Devotional

Meaning of Worship in the Bible: A Lifestyle of Praise

BC

Bible Companion Editorial Team

· · 900 words

Most Christians associate worship with Sunday music -- raised hands, swelling chords, a carefully arranged set list. But the biblical vocabulary of worship points far beyond any service format. The Hebrew word shachah and the Greek proskuneo both carry the sense of bowing down before one infinitely worthy. True worship, as Scripture describes it, is the whole-person response of a creature to the overwhelming worth of God -- and it encompasses every moment of every day.

The Biblical Vocabulary of Worship

The Old Testament uses several key words for worship. Shachah (to bow down, prostrate oneself) occurs over 170 times and conveys the physical act of lowering oneself before superior majesty. Abad (to serve, work) is often translated worship and reminds us that devotion and service are inseparable. Halal (to praise, boast in) gives us the word Hallelujah -- praise Yahweh. In the New Testament, proskuneo (to bow toward, to kiss the hand) is the most common word for worship and appears 60 times. Latreia (service, cultic devotion) appears in Romans 12:1, where Paul commands presenting your bodies as a living sacrifice -- your spiritual worship. The biblical vocabulary insists that worship involves the whole person: body, mind, and will oriented toward God.

Worship in Spirit and Truth: What Jesus Demands

The definitive New Testament text on worship is John 4:21-24, where Jesus speaks with the Samaritan woman about the proper place to worship. His answer overturns the entire question: a time is coming when the true worshipers will worship the Father in spirit and truth (v.23). Worship in spirit means not limited to physical locations, rituals, or external forms -- it originates in the transformed human spirit animated by the Holy Spirit. Worship in truth means aligned with God's self-revelation, especially in Christ. Both dimensions are required: emotional energy without theological grounding becomes sentimentality; doctrinal correctness without heartfelt response becomes cold formalism. Jesus demands both simultaneously.

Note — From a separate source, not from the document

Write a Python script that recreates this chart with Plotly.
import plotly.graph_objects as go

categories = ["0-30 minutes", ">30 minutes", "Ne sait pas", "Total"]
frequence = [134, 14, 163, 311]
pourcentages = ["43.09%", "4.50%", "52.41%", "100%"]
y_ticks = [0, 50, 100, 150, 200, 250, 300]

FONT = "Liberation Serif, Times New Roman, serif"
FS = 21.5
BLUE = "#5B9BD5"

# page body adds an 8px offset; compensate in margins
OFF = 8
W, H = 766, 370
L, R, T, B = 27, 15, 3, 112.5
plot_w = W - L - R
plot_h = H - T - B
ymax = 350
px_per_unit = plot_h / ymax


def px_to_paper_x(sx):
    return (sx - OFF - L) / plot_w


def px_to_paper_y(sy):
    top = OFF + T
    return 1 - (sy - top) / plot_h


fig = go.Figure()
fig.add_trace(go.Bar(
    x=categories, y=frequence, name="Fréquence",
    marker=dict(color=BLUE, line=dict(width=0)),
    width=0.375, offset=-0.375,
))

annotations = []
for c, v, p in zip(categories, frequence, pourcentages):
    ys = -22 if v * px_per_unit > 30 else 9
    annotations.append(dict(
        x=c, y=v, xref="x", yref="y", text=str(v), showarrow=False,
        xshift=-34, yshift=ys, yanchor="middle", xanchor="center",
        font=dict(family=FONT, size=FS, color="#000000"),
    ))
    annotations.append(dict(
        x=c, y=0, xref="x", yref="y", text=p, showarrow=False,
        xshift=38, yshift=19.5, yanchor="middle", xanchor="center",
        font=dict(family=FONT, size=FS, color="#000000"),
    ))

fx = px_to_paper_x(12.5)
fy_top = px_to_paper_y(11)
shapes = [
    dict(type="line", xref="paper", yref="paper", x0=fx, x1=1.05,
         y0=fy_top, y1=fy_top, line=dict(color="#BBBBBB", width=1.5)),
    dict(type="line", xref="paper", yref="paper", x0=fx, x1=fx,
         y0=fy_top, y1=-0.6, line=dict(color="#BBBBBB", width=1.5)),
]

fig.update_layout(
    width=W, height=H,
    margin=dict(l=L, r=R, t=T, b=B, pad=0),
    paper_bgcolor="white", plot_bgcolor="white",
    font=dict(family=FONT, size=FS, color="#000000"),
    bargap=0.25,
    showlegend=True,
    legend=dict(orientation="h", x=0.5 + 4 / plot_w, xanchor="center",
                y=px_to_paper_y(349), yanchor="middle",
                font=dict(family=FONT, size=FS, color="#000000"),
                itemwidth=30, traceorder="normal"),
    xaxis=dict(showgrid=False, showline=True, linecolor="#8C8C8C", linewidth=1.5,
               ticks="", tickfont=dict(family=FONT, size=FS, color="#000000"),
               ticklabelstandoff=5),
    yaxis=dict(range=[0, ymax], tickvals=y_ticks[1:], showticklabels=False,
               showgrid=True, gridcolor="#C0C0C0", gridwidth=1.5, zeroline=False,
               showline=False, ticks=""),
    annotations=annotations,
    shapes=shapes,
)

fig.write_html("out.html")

Romans 12:1 and the Worship of Everyday Life

Paul's most revolutionary statement about worship: I appeal to you therefore, brothers, by the mercies of God, to present your bodies as a living sacrifice, holy and acceptable to God, which is your spiritual worship (Romans 12:1). The word translated spiritual worship is logiken latreian -- reasonable or logical service. Given the mercies of God described in Romans 1-11, the only reasonable response is total life consecration. Paul deliberately locates worship not in the temple or the synagogue but in the body -- in ordinary physical existence. Every meal prepared in gratitude, every honest word spoken, every act of service rendered -- these become acts of worship when offered to God. The worship gathering on Sunday is meant to be the concentrated expression of a life already oriented toward God seven days a week.

Worship That God Rejects -- and What He Truly Desires

Scripture is blunt about the forms of worship God refuses. Isaiah 1:13-17 records God's striking indictment: Stop bringing meaningless offerings! Your incense is detestable to me... I cannot bear your worthless assemblies. The offense was not liturgical failure but ethical hypocrisy -- elaborate religious performance combined with exploitation of the poor and vulnerable. Amos 5:21-24 repeats the indictment: I despise your religious festivals... But let justice roll on like a river. Micah 6:6-8 asks what true worship costs and answers: act justly, love mercy, walk humbly with your God. Genuine worship always reshapes behavior. The person who truly encounters God's worth becomes more just, more merciful, and more humble -- not because they are trying harder but because they have seen who God is.

Reflection for This Week

If worship is a whole-life response to God's worth, which area of your daily life -- work, relationships, speech, finances -- is most disconnected from that orientation, and what would it look like to offer it to God this week?

Editorial Note

Drawing on D.A. Carson's Worship by the Book, Harold Best's Unceasing Worship, and the Hebrew and Greek lexical analysis of shachah, proskuneo, and latreia.